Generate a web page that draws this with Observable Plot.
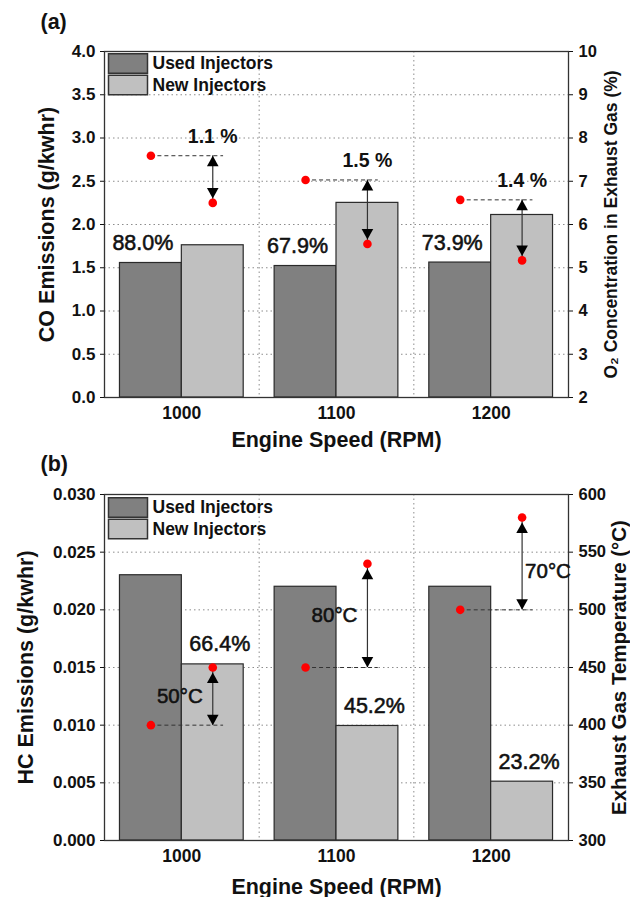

==*==

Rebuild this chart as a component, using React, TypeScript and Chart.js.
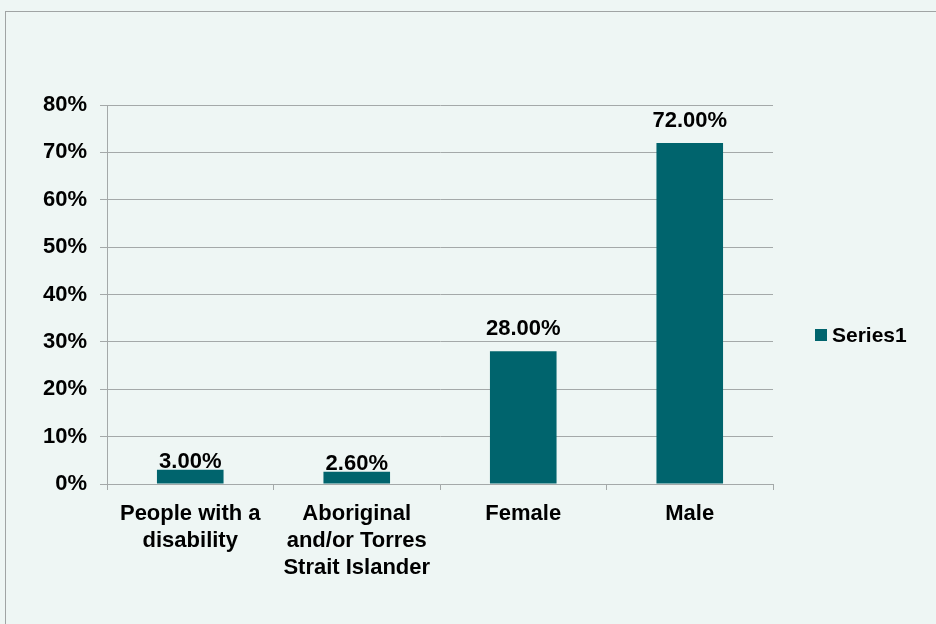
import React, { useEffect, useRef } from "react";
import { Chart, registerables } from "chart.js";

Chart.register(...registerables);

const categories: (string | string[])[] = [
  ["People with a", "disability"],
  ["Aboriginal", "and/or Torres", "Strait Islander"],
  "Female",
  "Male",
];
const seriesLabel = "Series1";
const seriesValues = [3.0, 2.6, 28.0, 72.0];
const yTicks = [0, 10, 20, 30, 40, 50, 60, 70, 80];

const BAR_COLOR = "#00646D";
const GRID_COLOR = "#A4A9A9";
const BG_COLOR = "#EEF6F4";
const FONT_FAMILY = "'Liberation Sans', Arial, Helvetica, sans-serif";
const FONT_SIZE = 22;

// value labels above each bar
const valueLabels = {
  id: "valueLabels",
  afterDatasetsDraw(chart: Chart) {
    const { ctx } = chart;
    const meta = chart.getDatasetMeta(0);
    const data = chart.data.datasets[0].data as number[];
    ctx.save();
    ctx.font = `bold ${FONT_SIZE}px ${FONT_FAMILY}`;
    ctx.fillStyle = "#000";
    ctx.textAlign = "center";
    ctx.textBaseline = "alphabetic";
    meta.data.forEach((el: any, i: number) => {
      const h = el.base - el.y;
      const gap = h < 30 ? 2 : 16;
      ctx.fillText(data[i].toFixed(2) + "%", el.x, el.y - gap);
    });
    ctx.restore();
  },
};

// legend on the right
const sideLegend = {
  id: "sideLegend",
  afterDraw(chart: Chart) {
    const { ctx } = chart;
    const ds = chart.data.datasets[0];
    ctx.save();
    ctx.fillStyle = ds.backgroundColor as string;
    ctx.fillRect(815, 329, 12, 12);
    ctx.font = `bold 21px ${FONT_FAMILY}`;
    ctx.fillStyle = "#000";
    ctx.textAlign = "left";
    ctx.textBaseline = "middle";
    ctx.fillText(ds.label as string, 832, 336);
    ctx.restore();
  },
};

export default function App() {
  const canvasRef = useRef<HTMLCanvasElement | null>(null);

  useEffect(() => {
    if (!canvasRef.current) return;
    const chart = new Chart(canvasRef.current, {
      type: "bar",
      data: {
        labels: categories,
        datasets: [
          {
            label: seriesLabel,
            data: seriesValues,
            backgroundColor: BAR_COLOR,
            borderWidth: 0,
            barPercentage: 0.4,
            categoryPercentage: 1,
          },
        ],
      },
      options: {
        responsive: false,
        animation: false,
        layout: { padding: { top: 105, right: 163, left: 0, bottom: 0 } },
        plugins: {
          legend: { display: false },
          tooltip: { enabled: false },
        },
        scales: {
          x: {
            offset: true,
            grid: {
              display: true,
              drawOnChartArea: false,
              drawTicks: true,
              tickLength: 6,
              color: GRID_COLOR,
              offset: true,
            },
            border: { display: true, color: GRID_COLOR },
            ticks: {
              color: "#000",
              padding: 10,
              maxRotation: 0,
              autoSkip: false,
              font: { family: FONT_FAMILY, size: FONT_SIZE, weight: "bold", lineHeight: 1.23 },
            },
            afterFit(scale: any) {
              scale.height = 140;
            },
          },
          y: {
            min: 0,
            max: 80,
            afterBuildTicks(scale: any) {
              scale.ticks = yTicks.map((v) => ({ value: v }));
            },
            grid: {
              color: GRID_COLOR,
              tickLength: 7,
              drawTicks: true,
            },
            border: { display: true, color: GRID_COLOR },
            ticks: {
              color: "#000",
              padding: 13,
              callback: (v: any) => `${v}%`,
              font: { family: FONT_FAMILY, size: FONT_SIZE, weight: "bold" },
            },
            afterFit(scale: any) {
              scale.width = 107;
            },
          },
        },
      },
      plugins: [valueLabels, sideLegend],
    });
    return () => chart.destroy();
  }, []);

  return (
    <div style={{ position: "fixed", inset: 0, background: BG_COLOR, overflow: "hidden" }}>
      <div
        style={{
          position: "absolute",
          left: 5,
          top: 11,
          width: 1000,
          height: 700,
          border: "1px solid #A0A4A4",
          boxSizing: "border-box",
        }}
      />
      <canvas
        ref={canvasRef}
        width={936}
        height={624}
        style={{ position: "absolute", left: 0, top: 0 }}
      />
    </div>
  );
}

==*==

# Set problem:
Search the listing for the word "with" and return each line that holds it.

# Complete answer:
Generate a web page that draws this with Observable Plot.
  ["People with a", "disability"],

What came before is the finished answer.